The irrelevance of the passions of the Paul voters

Stuart Rothenberg:

Thank goodness for Rep. Ron Paul (R-Texas) and his campaign for president.

Single-handedly, the quirky libertarian Republican from Texas has unintentionally exposed the over-hype that accompanies much of the talk about politics and the Internet.

Paul has been doing well in post-debate call-ins and Internet "polls" for months, and his Web site has been scoring more hits than a bong at a Grateful Dead concert.

Recently, he received a wave of publicity because of a single day of fundraising, when some 35,000 contributors gave more than $4 million to the Congressman's presidential bid.

But big-sounding numbers can be deceiving, and politics is more about breadth of support than depth. Ultimately, elections are about winning votes, not Web visitors or even campaign dollars.

Yes, $4 million is a lot of money to raise in a single day.

But it pales in comparison to the overall fundraising of Sens. Hillary Rodham Clinton (D-N.Y.), Barack Obama (D-Ill.) and former New York Mayor Rudy Giuliani, who didn't need a one-day fundraising event to get media attention. Still, let's give the Texan credit for his fundraising.

But what does that mean if he also has no chance of becoming the GOP presidential nominee, or even of winning a single primary contest?

Yes, I know. This statement alone is enough to generate far too many e-mails and telephone calls from Paul supporters accusing me of being anti-democratic and of violating the Constitution. When I wrote months ago in this space that it was time for Paul and other third-tier candidates to be excluded from televised debates, more than a couple of reporters made it clear that although they agreed with my view, they didn't want to be swamped by angry e-mails and phone calls.

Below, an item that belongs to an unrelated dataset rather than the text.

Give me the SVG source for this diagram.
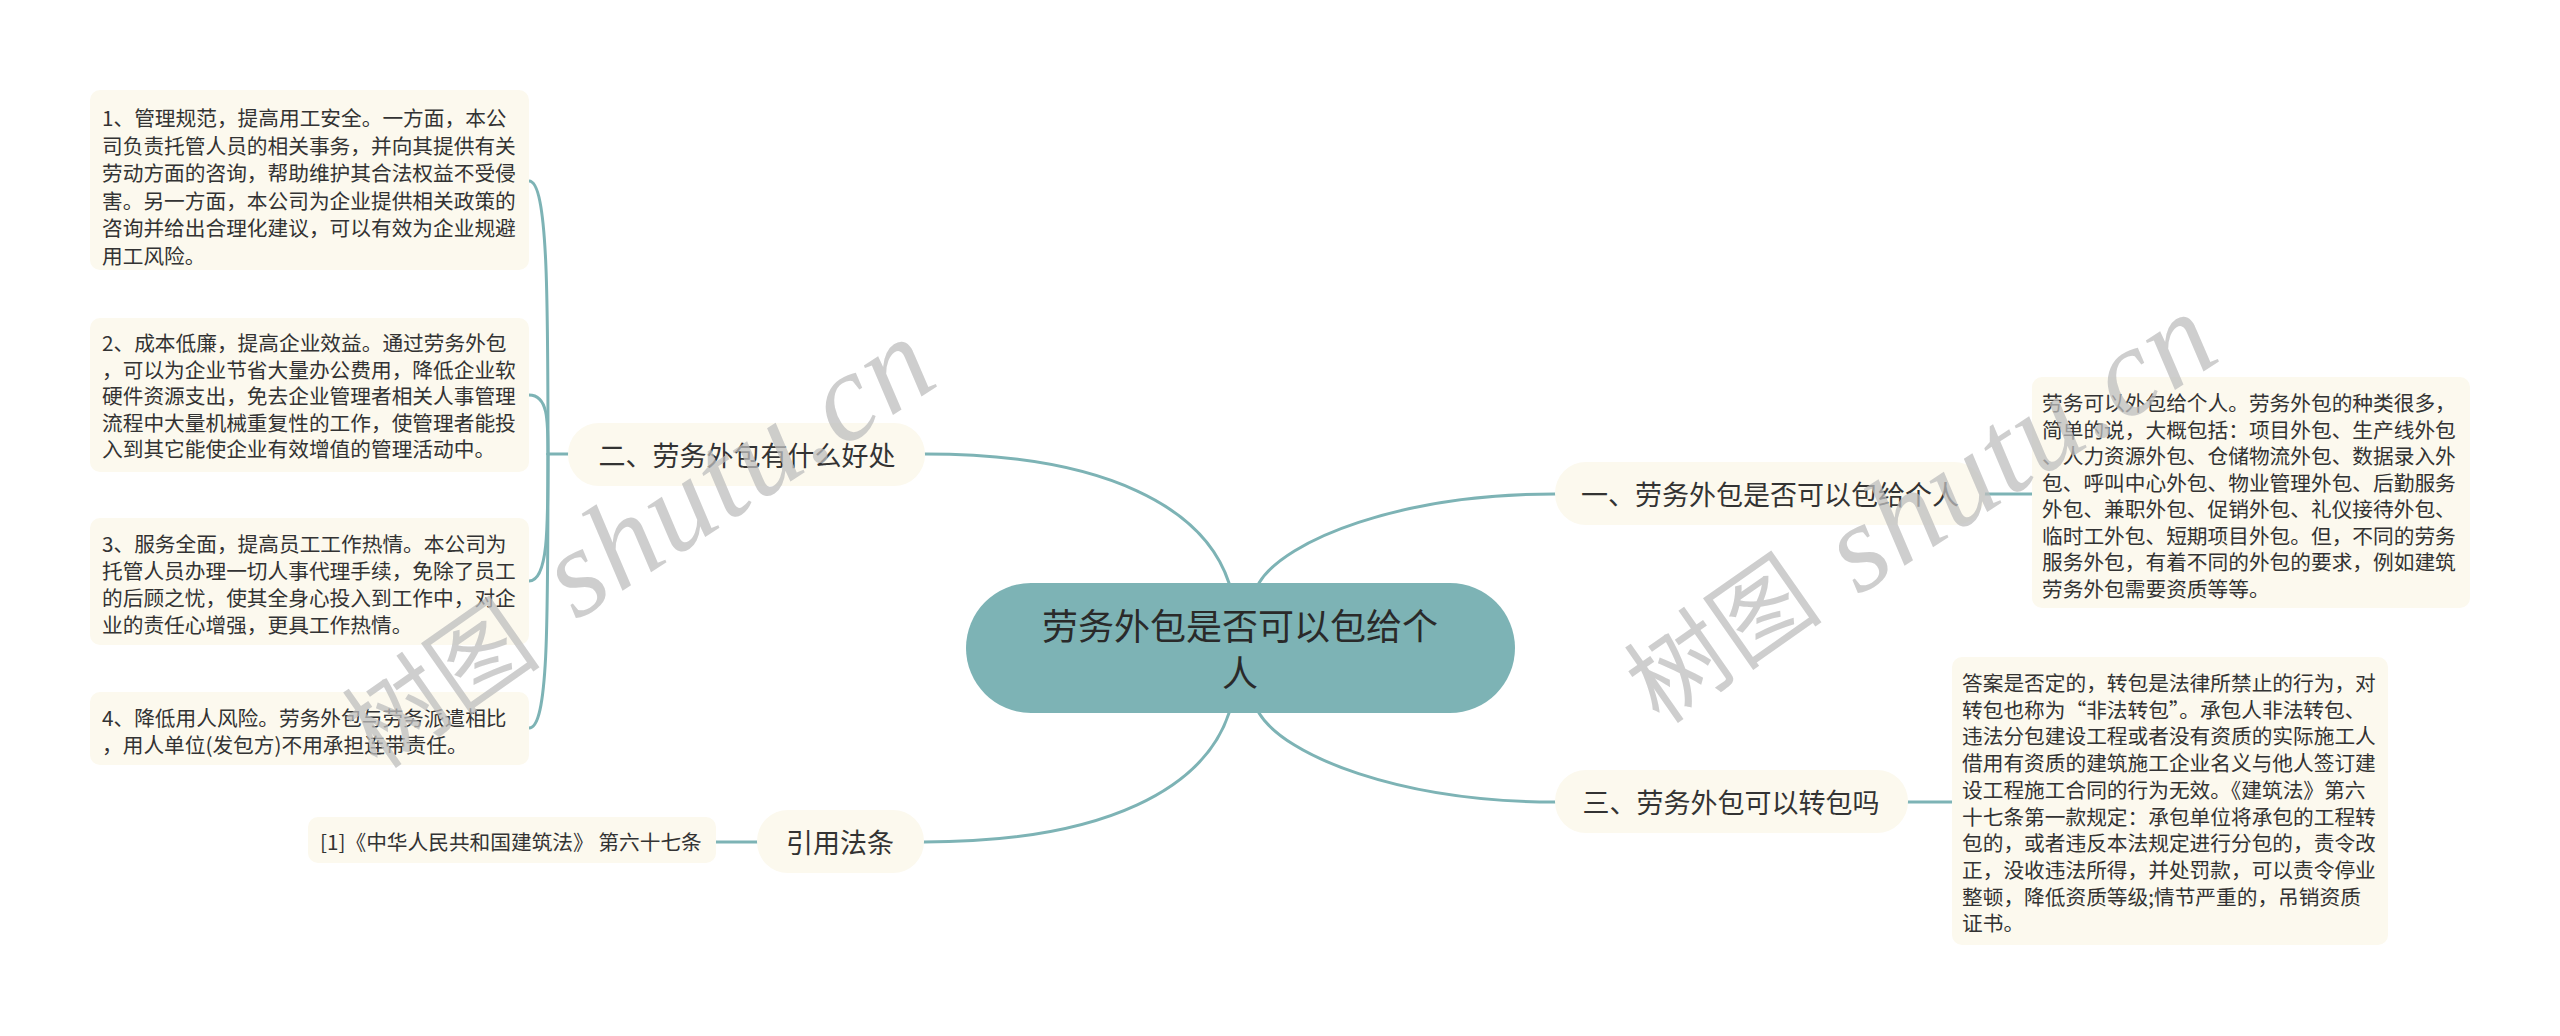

The result is that many in the national media have treated Paul casually. Some media types surely find him interesting, especially given his views on Iraq. And people who cover "new technologies," including the Internet, have a self-interest to hype Paul's Web hits and Internet fundraising. But you hear very little about his kooky votes.

Hardly anyone is bothering to talk about his votes against resolutions calling on the government of Vietnam to release political prisoners and on the Arab League to help stop the killing in Darfur. Nor do they note that he said during his 1988 Libertarian bid for president that he would do away with the FBI and CIA, abolish the public schools, eliminate Social Security and all farm subsidies, and withdraw from NATO.

Reporters don't talk about his views and philosophy because they know he isn't a credible contender, but at the same time they refer to his fundraising and Web presence as if he's relevant.


Paul is a libertarian idealist. His fellow idealist are very passionate about their ideas and they guy who espouses them, but those passions have not persuaded voters to accept those ideas and the internet hyperactivity cannot substitute for that lack of acceptance. Another element of his attractiveness to some is his anti war stance. The anti war left is another passionate group that has raised a lot money for and other groups who want to lose the war. I suspect that some of his financial backers are from that group who want to see his message in Republican debates, to make it appear that their views are more widely shared. It is not working, but they will continue to flog their points until the votes are counted.